Request: Return the material exactly, first line through the line containing "(plusW) at (127,225)", and nothing more. Pictures stay out.

## START Data excerpt

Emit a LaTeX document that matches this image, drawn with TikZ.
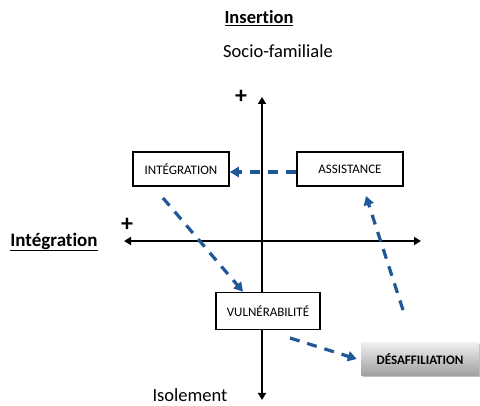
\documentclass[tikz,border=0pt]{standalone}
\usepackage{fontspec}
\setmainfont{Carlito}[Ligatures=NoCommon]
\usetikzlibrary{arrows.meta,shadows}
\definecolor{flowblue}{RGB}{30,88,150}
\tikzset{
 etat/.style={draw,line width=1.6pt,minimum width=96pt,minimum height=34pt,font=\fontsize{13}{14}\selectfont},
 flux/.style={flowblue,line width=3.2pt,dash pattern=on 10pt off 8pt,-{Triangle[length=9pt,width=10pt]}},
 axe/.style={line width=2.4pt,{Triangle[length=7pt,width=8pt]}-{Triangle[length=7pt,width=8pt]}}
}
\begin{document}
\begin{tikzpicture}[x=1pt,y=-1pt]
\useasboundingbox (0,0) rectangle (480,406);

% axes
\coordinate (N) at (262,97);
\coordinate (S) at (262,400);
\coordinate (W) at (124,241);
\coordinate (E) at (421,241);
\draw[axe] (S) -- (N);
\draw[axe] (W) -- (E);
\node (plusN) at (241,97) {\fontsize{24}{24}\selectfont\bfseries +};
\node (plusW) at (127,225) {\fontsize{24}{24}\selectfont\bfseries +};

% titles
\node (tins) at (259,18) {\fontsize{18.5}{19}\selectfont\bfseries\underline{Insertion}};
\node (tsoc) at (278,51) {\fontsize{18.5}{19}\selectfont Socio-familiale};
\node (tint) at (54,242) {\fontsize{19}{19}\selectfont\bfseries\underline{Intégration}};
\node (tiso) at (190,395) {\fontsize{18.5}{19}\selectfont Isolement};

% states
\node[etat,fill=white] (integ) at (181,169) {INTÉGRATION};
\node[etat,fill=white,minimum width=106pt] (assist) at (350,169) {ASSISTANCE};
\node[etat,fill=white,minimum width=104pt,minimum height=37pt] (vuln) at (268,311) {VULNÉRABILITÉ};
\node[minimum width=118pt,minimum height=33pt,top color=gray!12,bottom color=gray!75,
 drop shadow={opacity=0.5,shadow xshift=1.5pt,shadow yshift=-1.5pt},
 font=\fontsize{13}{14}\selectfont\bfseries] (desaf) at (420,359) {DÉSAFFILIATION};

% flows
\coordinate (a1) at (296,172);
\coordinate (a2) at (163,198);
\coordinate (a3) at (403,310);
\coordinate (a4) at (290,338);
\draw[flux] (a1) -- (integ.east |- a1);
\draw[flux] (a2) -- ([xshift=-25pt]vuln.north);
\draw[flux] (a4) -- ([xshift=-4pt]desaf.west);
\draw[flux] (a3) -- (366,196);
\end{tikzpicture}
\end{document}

## END Data excerpt

Problem solution:
Emit a LaTeX document that matches this image, drawn with TikZ.
\documentclass[tikz,border=0pt]{standalone}
\usepackage{fontspec}
\setmainfont{Carlito}[Ligatures=NoCommon]
\usetikzlibrary{arrows.meta,shadows}
\definecolor{flowblue}{RGB}{30,88,150}
\tikzset{
 etat/.style={draw,line width=1.6pt,minimum width=96pt,minimum height=34pt,font=\fontsize{13}{14}\selectfont},
 flux/.style={flowblue,line width=3.2pt,dash pattern=on 10pt off 8pt,-{Triangle[length=9pt,width=10pt]}},
 axe/.style={line width=2.4pt,{Triangle[length=7pt,width=8pt]}-{Triangle[length=7pt,width=8pt]}}
}
\begin{document}
\begin{tikzpicture}[x=1pt,y=-1pt]
\useasboundingbox (0,0) rectangle (480,406);

% axes
\coordinate (N) at (262,97);
\coordinate (S) at (262,400);
\coordinate (W) at (124,241);
\coordinate (E) at (421,241);
\draw[axe] (S) -- (N);
\draw[axe] (W) -- (E);
\node (plusN) at (241,97) {\fontsize{24}{24}\selectfont\bfseries +};
\node (plusW) at (127,225) {\fontsize{24}{24}\selectfont\bfseries +};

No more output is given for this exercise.